Walter Laquer facetiously suggests in a WSJ op-ed an alternative way of dealing with terrorists:

Some U.S. and many European media have become very coy lately about using the term “terrorism,” which they consider loaded and prejudicial, or “tendentious and propagandistic” (to quote the Chicago Tribune). Not that they’ve ever been shy about using the term “guerrilla.” There are books about “guerrilla theater” and “guerrilla marketing” and even, I am told, “guerrilla kindergarten.” The difference? A guerrilla is proud to be called a guerrilla but most terrorists resent the terrorist label. In order not to offend the terrorists there has been a frantic search for synonyms.

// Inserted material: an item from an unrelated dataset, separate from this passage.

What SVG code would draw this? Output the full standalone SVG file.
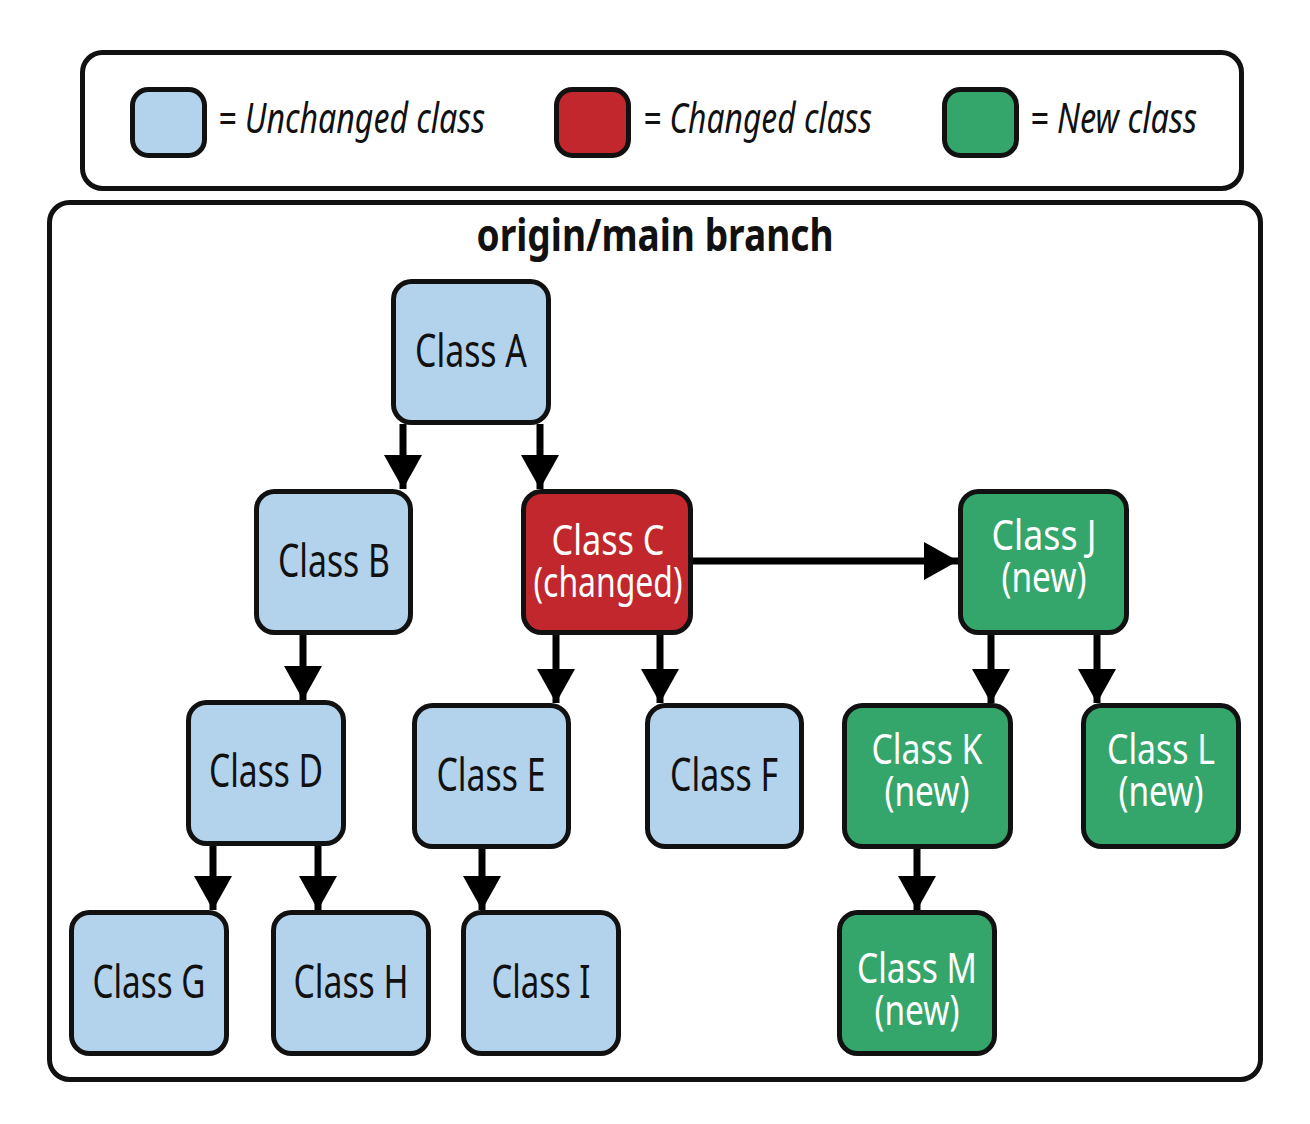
<svg xmlns="http://www.w3.org/2000/svg" width="1310" height="1124" viewBox="0 0 1310 1124">
<style>
.frame{fill:#fff;stroke:#111;stroke-width:5}
.node{stroke:#111;stroke-width:5}
.u{fill:#b3d3ec}
.c{fill:#c1272d}
.n{fill:#34a66c}
.t{font-family:"Noto Sans","Liberation Sans",sans-serif;font-size:46px;text-anchor:middle}
.t2{font-family:"Noto Sans","Liberation Sans",sans-serif;font-size:41px;text-anchor:middle}
.dk{fill:#111}
.wt{fill:#fff}
.lg{font-family:"Noto Sans","Liberation Sans",sans-serif;font-size:42px;font-style:italic;fill:#111}
.ttl{font-family:"Noto Sans","Liberation Sans",sans-serif;font-size:44px;font-weight:bold;fill:#111;text-anchor:middle}
.ar{stroke:#000;stroke-width:7;fill:none;marker-end:url(#ah)}
</style>
<defs>
<marker id="ah" markerUnits="userSpaceOnUse" markerWidth="34" markerHeight="38" refX="34" refY="19" orient="auto">
<path d="M0,0 L34,19 L0,38 z" fill="#000"/>
</marker>
</defs>
<rect width="1310" height="1124" fill="#fff"/>
<g id="legend">
<rect class="frame" x="82.5" y="52.5" width="1159" height="136" rx="20"/>
<rect class="node u" x="132.5" y="89.5" width="72" height="66" rx="16"/>
<text class="lg" x="218" y="133" textLength="267" lengthAdjust="spacingAndGlyphs">= Unchanged class</text>
<rect class="node c" x="556.5" y="89.5" width="72" height="66" rx="16"/>
<text class="lg" x="643" y="133" textLength="229" lengthAdjust="spacingAndGlyphs">= Changed class</text>
<rect class="node n" x="944.5" y="89.5" width="72" height="66" rx="16"/>
<text class="lg" x="1030" y="133" textLength="167" lengthAdjust="spacingAndGlyphs">= New class</text>
</g>
<g id="branch">
<rect class="frame" x="49.5" y="202.5" width="1211" height="877" rx="20"/>
<text class="ttl" x="655" y="251" textLength="357" lengthAdjust="spacingAndGlyphs">origin/main branch</text>
</g>
<g id="connectors">
<line class="ar" x1="403" y1="424" x2="403" y2="489"/>
<line class="ar" x1="540" y1="424" x2="540" y2="489"/>
<line class="ar" x1="303" y1="634" x2="303" y2="700"/>
<line class="ar" x1="556" y1="634" x2="556" y2="703"/>
<line class="ar" x1="660" y1="634" x2="660" y2="703"/>
<line class="ar" x1="692" y1="561" x2="958" y2="561"/>
<line class="ar" x1="213" y1="845" x2="213" y2="910"/>
<line class="ar" x1="318" y1="845" x2="318" y2="910"/>
<line class="ar" x1="482" y1="848" x2="482" y2="910"/>
<line class="ar" x1="991" y1="634" x2="991" y2="703"/>
<line class="ar" x1="1097" y1="634" x2="1097" y2="703"/>
<line class="ar" x1="917" y1="848" x2="917" y2="910"/>
</g>
<g id="classA">
<rect class="node u" x="393.5" y="281.5" width="155" height="141" rx="18"/>
<text class="t dk" x="471" y="367" textLength="112" lengthAdjust="spacingAndGlyphs">Class A</text>
</g>
<g id="classB">
<rect class="node u" x="256.5" y="491.5" width="154" height="141" rx="18"/>
<text class="t dk" x="334" y="577" textLength="112" lengthAdjust="spacingAndGlyphs">Class B</text>
</g>
<g id="classC">
<rect class="node c" x="523.5" y="491.5" width="167" height="141" rx="18"/>
<text class="t2 wt" x="608" y="555" textLength="113" lengthAdjust="spacingAndGlyphs">Class C</text>
<text class="t2 wt" x="608" y="597" textLength="149" lengthAdjust="spacingAndGlyphs">(changed)</text>
</g>
<g id="classJ">
<rect class="node n" x="960.5" y="491.5" width="166" height="141" rx="18"/>
<text class="t2 wt" x="1044" y="550" textLength="105" lengthAdjust="spacingAndGlyphs">Class J</text>
<text class="t2 wt" x="1044" y="592" textLength="85" lengthAdjust="spacingAndGlyphs">(new)</text>
</g>
<g id="classD">
<rect class="node u" x="188.5" y="702.5" width="155" height="141" rx="18"/>
<text class="t dk" x="266" y="787" textLength="114" lengthAdjust="spacingAndGlyphs">Class D</text>
</g>
<g id="classE">
<rect class="node u" x="414.5" y="705.5" width="154" height="141" rx="18"/>
<text class="t dk" x="491" y="791" textLength="109" lengthAdjust="spacingAndGlyphs">Class E</text>
</g>
<g id="classF">
<rect class="node u" x="647.5" y="705.5" width="154" height="141" rx="18"/>
<text class="t dk" x="724" y="791" textLength="108" lengthAdjust="spacingAndGlyphs">Class F</text>
</g>
<g id="classK">
<rect class="node n" x="844.5" y="705.5" width="166" height="141" rx="18"/>
<text class="t2 wt" x="927" y="764" textLength="111" lengthAdjust="spacingAndGlyphs">Class K</text>
<text class="t2 wt" x="927" y="806" textLength="85" lengthAdjust="spacingAndGlyphs">(new)</text>
</g>
<g id="classL">
<rect class="node n" x="1083.5" y="705.5" width="155" height="141" rx="18"/>
<text class="t2 wt" x="1161" y="764" textLength="108" lengthAdjust="spacingAndGlyphs">Class L</text>
<text class="t2 wt" x="1161" y="806" textLength="85" lengthAdjust="spacingAndGlyphs">(new)</text>
</g>
<g id="classG">
<rect class="node u" x="71.5" y="912.5" width="155" height="141" rx="18"/>
<text class="t dk" x="149" y="998" textLength="113" lengthAdjust="spacingAndGlyphs">Class G</text>
</g>
<g id="classH">
<rect class="node u" x="273.5" y="912.5" width="155" height="141" rx="18"/>
<text class="t dk" x="351" y="998" textLength="115" lengthAdjust="spacingAndGlyphs">Class H</text>
</g>
<g id="classI">
<rect class="node u" x="463.5" y="912.5" width="155" height="141" rx="18"/>
<text class="t dk" x="541" y="998" textLength="99" lengthAdjust="spacingAndGlyphs">Class I</text>
</g>
<g id="classM">
<rect class="node n" x="839.5" y="912.5" width="155" height="141" rx="18"/>
<text class="t2 wt" x="917" y="983" textLength="120" lengthAdjust="spacingAndGlyphs">Class M</text>
<text class="t2 wt" x="917" y="1025" textLength="85" lengthAdjust="spacingAndGlyphs">(new)</text>
</g>
</svg>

We can anticipate, no doubt, a plethora of new entries in Roget’s Thesaurus. “Activists” and “militants” are among the most favored terms, closely followed by “resistants,” “combatants,” “fighters,” “partisans” and others. “Gunman” has been very popular, even though sometimes the gunman does not use a gun but a bomb or a knife, and sometimes it has been a woman rather than a man. (Should “gunperson” be the new correct term?)